In doing so we are not merely competing with other countries. We are helping undermine the legitimate ability of countries to tax. In this race to the bottom, the only winners are the wealthy. Minister for Finance Michael Noonan claims that taxing Apple now would harm our reputation. But which reputation – the one of being a pushover for a handful of jobs? The one of being a country that sides with big business against the interests of our neighbours and of democracy itself?

Consider what harm this does to the reputation we do want: of a knowledge-based economy that pulls in investment thanks to a talented and educated workforce. There is some truth in that on the ground; people are working hard here to innovate and create businesses. But we are providing the perfect opportunity for competitors to say “That’s all bullshit, companies invest in Ireland because it’s a tax haven.”

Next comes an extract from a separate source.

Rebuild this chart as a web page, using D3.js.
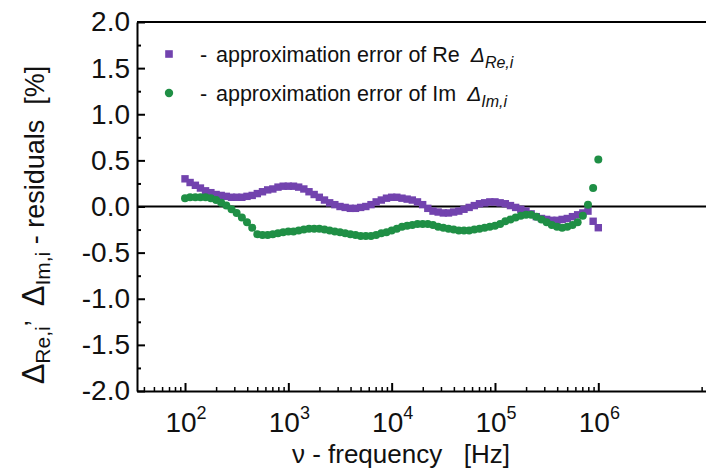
<!DOCTYPE html>
<html><head><meta charset="utf-8">
<script src="https://cdn.jsdelivr.net/npm/d3@7"></script>
<style>
body{margin:0;background:#fff}
svg{display:block}
text{font-family:"Liberation Sans",Arial,sans-serif;fill:#111}
</style>
</head><body>
<svg id="c" width="706" height="473"></svg>
<script>
// ---- data ----
const freq = [100,112,126,141,158,178,200,224,251,282,316,355,398,447,501,562,631,708,794,891,
  1000,1122,1259,1413,1585,1778,1995,2239,2512,2818,3162,3548,3981,4467,5012,5623,6310,7079,7943,8913,
  10000,11220,12589,14125,15849,17783,19953,22387,25119,28184,31623,35481,39811,44668,50119,56234,63096,70795,79433,89125,
  100000,112202,125893,141254,158489,177828,199526,223872,251189,281838,316228,354813,398107,446684,501187,562341,630957,707946,794328,891251,
  1000000];
const reErr = [0.30,0.26,0.23,0.20,0.17,0.15,0.13,0.12,0.11,0.10,0.10,0.10,0.11,0.12,0.14,0.16,0.18,0.19,0.21,0.22,
  0.22,0.22,0.21,0.19,0.16,0.13,0.10,0.07,0.04,0.02,0.00,-0.01,-0.02,-0.02,-0.01,0.00,0.02,0.05,0.07,0.09,
  0.10,0.10,0.09,0.08,0.07,0.05,0.02,-0.02,-0.05,-0.06,-0.07,-0.07,-0.06,-0.05,-0.03,-0.01,0.01,0.03,0.04,0.05,
  0.05,0.04,0.03,0.01,-0.01,-0.03,-0.05,-0.08,-0.11,-0.13,-0.14,-0.15,-0.15,-0.14,-0.13,-0.11,-0.09,-0.07,-0.05,-0.16,
  -0.23];
const imErr = [0.09,0.10,0.10,0.10,0.10,0.09,0.07,0.04,0.01,-0.03,-0.07,-0.12,-0.17,-0.23,-0.30,-0.31,-0.31,-0.30,-0.29,-0.28,
  -0.27,-0.27,-0.26,-0.25,-0.24,-0.24,-0.24,-0.25,-0.26,-0.27,-0.28,-0.29,-0.30,-0.31,-0.32,-0.32,-0.32,-0.31,-0.29,-0.28,
  -0.26,-0.24,-0.22,-0.21,-0.20,-0.19,-0.19,-0.19,-0.20,-0.22,-0.23,-0.24,-0.25,-0.26,-0.26,-0.26,-0.25,-0.24,-0.23,-0.22,
  -0.21,-0.19,-0.16,-0.14,-0.12,-0.10,-0.09,-0.09,-0.11,-0.14,-0.17,-0.20,-0.22,-0.23,-0.22,-0.20,-0.17,-0.10,0.02,0.20,
  0.51];
const yTicks = [-2.0,-1.5,-1.0,-0.5,0.0,0.5,1.0,1.5,2.0];
const yMinor = [-1.75,-1.25,-0.75,-0.25,0.25,0.75,1.25,1.75];
const xTickExps = [2,3,4,5,6];
const legendLabels = ["approximation error of Re","approximation error of Im"];
const legendSubs = ["Re,i","Im,i"];
const colPurple = "#7243ae", colGreen = "#1f8f45";

// ---- layout ----
const pL = 137, pT = 22, pB = 391, pR = 712;
const x = d3.scaleLog().domain([34.3, 1.26e7]).range([pL, pR]);
const y = d3.scaleLinear().domain([-2, 2]).range([pB, pT]);
const svg = d3.select("#c");

// minor x ticks (2..9 per decade, up to 10^6; one short tick at 10^7)
const xMinor = [1e7];
for (let e = 1; e <= 5; e++) for (let m = 2; m <= 9; m++) {
  const v = m * Math.pow(10, e);
  if (v > x.domain()[0] && v < x.domain()[1]) xMinor.push(v);
}

// frame lines (top, zero)
svg.append("line").attr("x1", pL).attr("x2", pR).attr("y1", pT).attr("y2", pT)
  .attr("stroke", "#000").attr("stroke-width", 2);
svg.append("line").attr("x1", pL).attr("x2", pR).attr("y1", y(0)).attr("y2", y(0))
  .attr("stroke", "#000").attr("stroke-width", 2.2);

// y axis
const yAxis = svg.append("g").attr("transform", `translate(${pL},0)`)
  .call(d3.axisLeft(y).tickValues(yTicks).tickSizeInner(-8).tickSizeOuter(0).tickPadding(7)
    .tickFormat(d3.format(".1f")));
yAxis.select(".domain").attr("stroke-width", 2);
yAxis.selectAll(".tick line").attr("stroke-width", 2);
yAxis.selectAll("text").style("font-size", "28px").attr("fill", "#111")
  .text(d => d3.format(".1f")(d).replace("\u2212", "-"));
const yAxisMinor = svg.append("g").attr("transform", `translate(${pL},0)`)
  .call(d3.axisLeft(y).tickValues(yMinor).tickSizeInner(-4).tickSizeOuter(0).tickFormat(""));
yAxisMinor.select(".domain").remove();
yAxisMinor.selectAll(".tick line").attr("stroke-width", 2);

// x axis
const xAxis = svg.append("g").attr("transform", `translate(0,${pB})`)
  .call(d3.axisBottom(x).tickValues(xTickExps.map(e => Math.pow(10, e))).tickSizeInner(-8)
    .tickSizeOuter(0).tickFormat(""));
xAxis.select(".domain").attr("stroke-width", 2);
xAxis.selectAll(".tick line").attr("stroke-width", 2);
const xAxisMinor = svg.append("g").attr("transform", `translate(0,${pB})`)
  .call(d3.axisBottom(x).tickValues(xMinor).tickSizeInner(-4).tickSizeOuter(0).tickFormat(""));
xAxisMinor.select(".domain").remove();
xAxisMinor.selectAll(".tick line").attr("stroke-width", 1.5);

// x tick labels 10^n
xTickExps.forEach(e => {
  const t = svg.append("text").attr("x", x(Math.pow(10, e)) + 1).attr("y", 432)
    .attr("text-anchor", "middle").style("font-size", "28px");
  t.append("tspan").text("10");
  t.append("tspan").attr("dy", -13).style("font-size", "18px").text(String(e));
});

// axis titles
svg.append("text").attr("x", 401).attr("y", 463).attr("text-anchor", "middle")
  .style("font-size", "26px").attr("xml:space", "preserve")
  .text("\u03BD - frequency   [Hz]");

const yt = svg.append("text").attr("transform", "translate(44,225) rotate(-90)")
  .attr("text-anchor", "middle").style("font-size", "27px").attr("xml:space", "preserve");
yt.append("tspan").style("font-size", "31px").text("\u0394");
yt.append("tspan").attr("dy", 6).style("font-size", "21px").text("Re,i");
yt.append("tspan").attr("dy", -6).text("\u2019  ");
yt.append("tspan").style("font-size", "31px").text("\u0394");
yt.append("tspan").attr("dy", 6).style("font-size", "21px").text("Im,i");
yt.append("tspan").attr("dy", -6).text(" - residuals  [%]");

// data points
const pts = freq.map((f, i) => ({f, re: reErr[i], im: imErr[i]}));
const sq = 7.4;
svg.append("g").selectAll("rect").data(pts).join("rect")
  .attr("x", d => x(d.f) - sq / 2).attr("y", d => y(d.re) - sq / 2)
  .attr("width", sq).attr("height", sq).attr("fill", colPurple);
svg.append("g").selectAll("circle").data(pts).join("circle")
  .attr("cx", d => x(d.f)).attr("cy", d => y(d.im)).attr("r", 4).attr("fill", colGreen);

// legend
const legY = [54, 93];
svg.append("rect").attr("x", 169 - 3.8).attr("y", legY[0] - 3.8).attr("width", 7.6).attr("height", 7.6)
  .attr("fill", colPurple);
svg.append("circle").attr("cx", 169).attr("cy", legY[1]).attr("r", 4.2).attr("fill", colGreen);
legendLabels.forEach((lab, i) => {
  const by = legY[i] + 8;
  svg.append("text").attr("x", 200).attr("y", by).style("font-size", "21.5px").text("-");
  const t = svg.append("text").attr("x", 216).attr("y", by).style("font-size", "21.5px").text(lab);
  const w = t.node().getComputedTextLength();
  const d = svg.append("text").attr("x", 216 + w + 11).attr("y", by)
    .style("font-size", "21px").style("font-style", "italic").attr("fill", "#333");
  d.append("tspan").text("\u0394");
  d.append("tspan").attr("dy", 6).style("font-size", "16px").text(legendSubs[i]);
});
</script>
</body></html>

And it isn’t easy to gainsay that view, because there’s truth in it too. The more government policy depends on low tax for foreign investment, the less we need bother with the education and infrastructure that would otherwise be the lure. (And which, we might mention in passing, would also stimulate domestic business.) The story about talent and education becomes just shtick, a hollow patter to distract from the financial shell game.

And this devalues us; not just as a place to do business, but as a country and as a people. It devalues our talent. It devalues the Masters degree I worked damned hard for. Indeed it devalues the very companies that invest here, because obviously they’re in it for short term balance-sheet gains rather than a long term investment in place and people.

Low corporation tax has been a useful tool, but that’s all it was ever meant to be – a way to help us transition from being an underdeveloped and largely agricultural economy into a diversified social democracy. The tool has now outlived its usefulness. There is no future in being the Cayman Islands of the EU.